I will do some more research. On crank vs hub drive. Maybe I jumped to the crank drive too early. This will be primarily for road/sidewalk use.
Crank drives are good for being able to shift the pedal drivetrain gears properly for varied terrain and riding conditions, to be able to use a lower power motor, smaller controller, and smaller battery to do a particular job more efficiently. They take more setup and more maintenance than hub drives.
If you don't have varied conditions or terrain, and always ride at essentially one slow speed on the sidewalks or roadside bike lanes, then a hub drive would be able to do the same job with the same small controller and small battery.
If you do have the varied conditions/terrain, and ride at a wide variety of speeds and need to accelerate quickly, a hubmotor will need to be more powerful, take a bigger controller and bigger battery to do the job vs a crank drive that you are shifting gears properly for.
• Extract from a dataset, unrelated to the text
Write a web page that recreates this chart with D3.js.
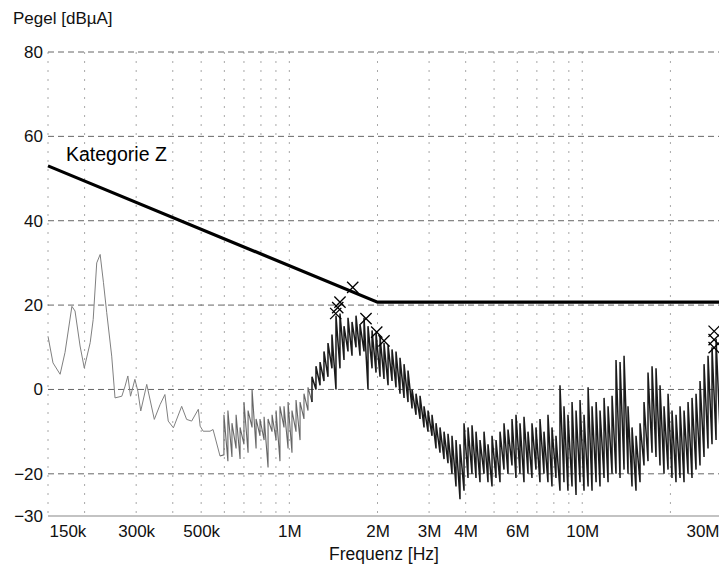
<!DOCTYPE html>
<html>
<head>
<meta charset="utf-8">
<script src="https://cdn.jsdelivr.net/npm/d3@7"></script>
<style>
  body { margin: 0; background: #fff; }
  text { font-family: "Liberation Sans", Arial, sans-serif; }
</style>
</head>
<body>
<svg id="chart"></svg>
<script>
// frequencies in kHz, levels in dBµA

// smooth low-frequency part of the measured trace
const lowFreq = [150, 156, 165, 171.5, 181, 185.5, 193, 199.5, 209, 214,
  220, 226, 232, 238, 247.5, 254, 268, 275, 281, 287,
  297, 304, 311, 326, 346, 362, 376, 386, 402, 429,
  446, 464, 489, 496, 508, 536, 549, 580];
const lowLevel = [12.6, 6.3, 3.6, 8.8, 19.7, 18.6, 10.3, 5.1, 11.1, 16.6,
  30, 32, 25.3, 18.2, 7.9, -2, -1.6, 0.8, 3.2, -1.6,
  2.4, -0.4, -5.1, 1.2, -7.1, -3.6, -1.2, -7.5, -9.1, -4.0,
  -7.1, -7.5, -4.7, -8.7, -9.9, -9.9, -9.5, -15.8];

// dense (noisy) part: min / max per frequency bin
const denseFreq = [598, 617, 637, 658, 679, 700, 723, 746, 770, 794,
  820, 846, 873, 901, 929, 959, 990, 1021, 1054, 1088,
  1122, 1158, 1195, 1233, 1273, 1313, 1355, 1398, 1443, 1489,
  1537, 1586, 1637, 1689, 1743, 1799, 1856, 1916, 1977, 2040,
  2105, 2173, 2242, 2313, 2387, 2464, 2542, 2624, 2707, 2794,
  2883, 2975, 3070, 3168, 3269, 3374, 3481, 3592, 3707, 3825,
  3948, 4074, 4204, 4338, 4477, 4620, 4767, 4920, 5077, 5239,
  5406, 5579, 5757, 5940, 6130, 6326, 6528, 6736, 6951, 7173,
  7402, 7638, 7882, 8134, 8394, 8662, 8938, 9229, 9524, 9827,
  10140, 10470, 10800, 11150, 11500, 11870, 12250, 12640, 13040, 13460,
  13890, 14330, 14790, 15260, 15750, 16250, 16770, 17310, 17860, 18430,
  19020, 19630, 20250, 20900, 21570, 22260, 22970, 23700, 24460, 25240,
  26050, 26880, 27740, 28630, 29540];
const denseLo = [-15.5, -17, -16, -14, -16.5, -13, -15, -9, -14, -11,
  -12, -18.5, -10, -12, -17, -9, -14, -15, -10, -12,
  -7, -5, -3, 0, 1, 2, 3, 5, 0, 5,
  7, 9, 8, 10, 8, 9, 0, 5, 4, 3,
  2.5, 1, 2, 0.5, -1, -2, -3, -4.5, -6, -7,
  -9, -10, -11, -14, -15, -16.5, -17.5, -20, -23, -26,
  -24, -21, -20, -21, -22, -20, -22, -23, -21, -22,
  -19, -20, -18, -21, -20, -22, -20, -21, -19, -22,
  -20, -22, -23, -21, -24, -22, -24, -23, -25, -22,
  -24, -23, -24, -22, -23, -21, -22, -20, -20, -21,
  -19, -20, -23, -24, -22, -18, -17, -15, -16, -18,
  -20, -19, -21, -22, -21, -22, -20, -21, -19, -18,
  -16, -14, -13, -12, -10];
const denseHi = [-6, -5, -8, -6, -9, -3, -5, 0, -7, -7,
  -6.5, -7, -6, -5, -4, -4, -3, -5, -2.5, -3,
  -1, 0.5, 3, 5.5, 6.5, 9, 11, 13, 17.5, 18,
  15, 17, 16, 17.5, 15.5, 17, 15, 14, 13.5, 12.5,
  11, 10.5, 9.5, 9, 7.5, 6, 4.5, 0, -1, -1.5,
  -4, -5, -6, -8, -9, -10, -10.5, -11, -12, -13,
  -8, -9, -8.5, -10, -12, -10, -13, -11, -12, -10,
  -8, -9.5, -7, -6, -8, -6.5, -10, -8, -9, -7,
  -10, -6, -9, -11, 1, -4, -6, -3, -5, -2.5,
  -6, 0.5, -4, -3, -5, -2, -4, -1.5, 7, 6.5,
  8, -4, -9, -11, -8, -3, 4, 5.5, 5, 1,
  -4, -1, -5, -6, -4, -5, -3, -2, -1, 2,
  6, 8, 10, 12, 13];

// limit line "Kategorie Z"
const limitFreq = [150, 2000, 30000];
const limitLevel = [53, 20.7, 20.7];

// peak markers
const markerFreq = [1646, 1489, 1463, 1440, 1827, 1988, 2105, 28200, 28200, 28200];
const markerLevel = [24.2, 20.7, 19.4, 18.0, 16.8, 13.6, 11.5, 13.8, 11.8, 9.9];

// axes
const xTicks = [150, 300, 500, 1000, 2000, 3000, 4000, 6000, 10000, 30000];
const xTickLabels = ["150k", "300k", "500k", "1M", "2M", "3M", "4M", "6M", "10M", "30M"];
const yTicks = [-30, -20, 0, 20, 40, 60, 80];
const yGrid = [-20, 0, 20, 40, 60, 80];
const xGrid = [150, 200, 300, 400, 500, 600, 700, 800, 900,
  1000, 2000, 3000, 4000, 5000, 6000, 7000, 8000, 9000,
  10000, 20000, 30000];

const W = 719, H = 565;
const margin = { top: 52, right: -3, bottom: 49, left: 48 };

const svg = d3.select("#chart")
  .attr("width", W)
  .attr("height", H);

const x = d3.scaleLog()
  .domain([150, 30000])
  .range([margin.left, W - margin.right]);

const y = d3.scaleLinear()
  .domain([-30, 80])
  .range([H - margin.bottom, margin.top]);

// grid
svg.append("g")
  .selectAll("line")
  .data(xGrid)
  .enter().append("line")
  .attr("x1", d => x(d)).attr("x2", d => x(d))
  .attr("y1", y(80)).attr("y2", y(-30))
  .attr("stroke", "#a8a8a8")
  .attr("stroke-width", 1)
  .attr("stroke-dasharray", "2,7");

svg.append("g")
  .selectAll("line")
  .data(yGrid)
  .enter().append("line")
  .attr("x1", x(150)).attr("x2", W)
  .attr("y1", d => y(d)).attr("y2", d => y(d))
  .attr("stroke", "#666")
  .attr("stroke-width", 1)
  .attr("stroke-dasharray", "6,4");

// bottom frame line
svg.append("line")
  .attr("x1", x(150)).attr("x2", W)
  .attr("y1", y(-30)).attr("y2", y(-30))
  .attr("stroke", "#888")
  .attr("stroke-width", 1.2);

// axes (labels only)
const xAxis = svg.append("g")
  .attr("transform", `translate(0,${y(-30)})`)
  .call(d3.axisBottom(x).tickValues(xTicks).tickFormat((d, i) => xTickLabels[i]).tickSize(0).tickPadding(9));
xAxis.select(".domain").remove();
xAxis.selectAll("text")
  .style("font-size", "17px")
  .attr("fill", "#111")
  .attr("text-anchor", (d, i) => i === 0 ? "start" : (i === xTicks.length - 1 ? "end" : "middle"))
  .attr("dx", (d, i) => i === 0 ? 1 : (i === xTicks.length - 1 ? -3 : 0));

const yAxis = svg.append("g")
  .attr("transform", `translate(${margin.left},0)`)
  .call(d3.axisLeft(y).tickValues(yTicks).tickSize(0).tickPadding(5));
yAxis.select(".domain").remove();
yAxis.selectAll("text")
  .style("font-size", "17px")
  .attr("fill", "#111");

svg.append("text")
  .attr("x", 13)
  .attr("y", 24)
  .style("font-size", "17px")
  .attr("fill", "#111")
  .text("Pegel [dBµA]");

svg.append("text")
  .attr("x", 384)
  .attr("y", 560)
  .attr("text-anchor", "middle")
  .style("font-size", "17.5px")
  .attr("fill", "#111")
  .text("Frequenz [Hz]");

// measured trace
const line = d3.line()
  .x(d => x(d[0]))
  .y(d => y(d[1]));

const lowPts = lowFreq.map((f, i) => [f, lowLevel[i]]);
svg.append("path")
  .attr("d", line(lowPts))
  .attr("fill", "none")
  .attr("stroke", "#808080")
  .attr("stroke-width", 1);

const densePts = denseFreq.flatMap((f, i) => [[f, denseLo[i]], [f, denseHi[i]]]);
const split = 44; // first ~22 bins are paler in the scan
svg.append("path")
  .attr("d", line([lowPts[lowPts.length - 1]].concat(densePts.slice(0, split + 1))))
  .attr("fill", "none")
  .attr("stroke", "#666")
  .attr("stroke-width", 1.1);
svg.append("path")
  .attr("d", line(densePts.slice(split)))
  .attr("fill", "none")
  .attr("stroke", "#1a1a1a")
  .attr("stroke-width", 1.5);

// limit line
svg.append("path")
  .attr("d", line(limitFreq.map((f, i) => [f, limitLevel[i]])))
  .attr("fill", "none")
  .attr("stroke", "#000")
  .attr("stroke-width", 3.2);

svg.append("text")
  .attr("x", 66)
  .attr("y", 161)
  .style("font-size", "19.5px")
  .attr("fill", "#000")
  .text("Kategorie Z");

// markers
const sym = d3.symbol().type(d3.symbolX).size(84);
svg.append("g")
  .selectAll("path")
  .data(markerFreq)
  .enter().append("path")
  .attr("transform", (d, i) => `translate(${x(d)},${y(markerLevel[i])})`)
  .attr("d", sym)
  .attr("fill", "none")
  .attr("stroke", "#000")
  .attr("stroke-width", 1.3);
</script>
</body>
</html>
You can experiment with various systems on the simulators at ebikes.ca with your specific conditions/etc to see how this works.
Bargain basement disc brake bikes often come with cable operated disc brakes which I have found to be useless for actually stopping the bike.
Cable operated brakes can work just fine, as long as they are good ones (like the single Avid BB7 I use with a 200mm rotor on the front of the heavy heavy-cargo trike SB Cruiser, which is enough stopping power to easily skid the wheel (you can't get more braking power than whatever it takes to skid the wheel).
Crappy ones like those that come on cheap bikes don't work very well, but that would be true even if they were hydraulic--it's not the activation method, it's the caliper design and manufacturing process.
Also, some cables are better than others--crappy cables can stretch more and sheaths have more friction and can also bind so not fully release the caliper, and crappy levers can flex more so not pull as hard. But poorly-bled or otherwise-problematic hydraulics can be mushy and respond much like crappy cables.
(but if a cable breaks roadside you can sometimes do a fix that will get you home; a hose breaking is probably not a roadside fix)
Another problem is often enough with crappy forks (especially cheap suspension ones) the lowers can twist during braking and misalign the pads to the rotors (both for rim and disc) and reduce braking or even cause it to not work at all.
Maybe I have an incorrect view of disc brakes. I thought that they would provide better stopping power, especially in damp/wet conditions. Is my brake selection a poor choice. I wasn’t looking for the cheapest. My goal is safety first.
It's not really disc vs rim, but good design/manufacture vs bad, not just of the calipers, levers, and activating interconnect, but of the frame/fork.
What problems do you have in your normal rides?
I've used both with just as much success on my heavy cargo bikes and trike, as long as they're good enough brake quality--once the brake is strong enough to stop the wheel from spinning and skid the tire, that's as good as it gets.
Here in Phoenix, it's dry almost all the time, but when it gets wet it's usually either just enough to make the road slick with oil and flinty slimy dust-mud on the thin spattering of sprinkles so tires skid so easily that brakes of any kind are nearly useless, or it's inches deep and flowing down the streets as rivers, and washes the oil off rapidly, so braking is degraded but still possible.
Wet conditions can degrade both disc and rim brake performance, the rims will get wet first if it's just puddles, but if it's actually raining they'll both be wet and degrade performance--by how much depends on the rotor / rim surface, and the pads in use. Discs will get hot faster so they may boil away the water faster, but (especially hydraulics) because they get hot faster (smaller surface area, smaller thermal mass) they can also degrade performance if the caliper design or pad type performs less well as temperature increases.
Road contaminants (oil, etc) during the first part of the rain can splash on both rim and disc, but usually get on rims first. If you don't have this problem where you ride, then either type works just as well. If you do, then the disc will take longer / more splashing for the problem to happen, but with less rotor surface area to smear it on it can sometimes be a worse problem...but either way if the oil gets into the pads they can just plain stop working and you may have to replace them to fix it (you might be able to sand them down, though I've found this works better with the rubber rim pads than the metallic disc pads).
Pads make a huge difference too--there are many types and brands, and some work much better than others. Koolstop salmon work very well on rim brakes even when wet, though they can make quite a squealy racket under some conditions dependign on how well they're adjusted, and the particular rim surface. Semi-metallic pads on my Avid BB7 discs are normally quiet and grippy. I've used cheap garbage pads and they "work' but are not as good as the OEM ones and wear out really fast; my next experiment will be to try Koolstop pads for the BB7 when I run out of the others I've already got (which won't take long).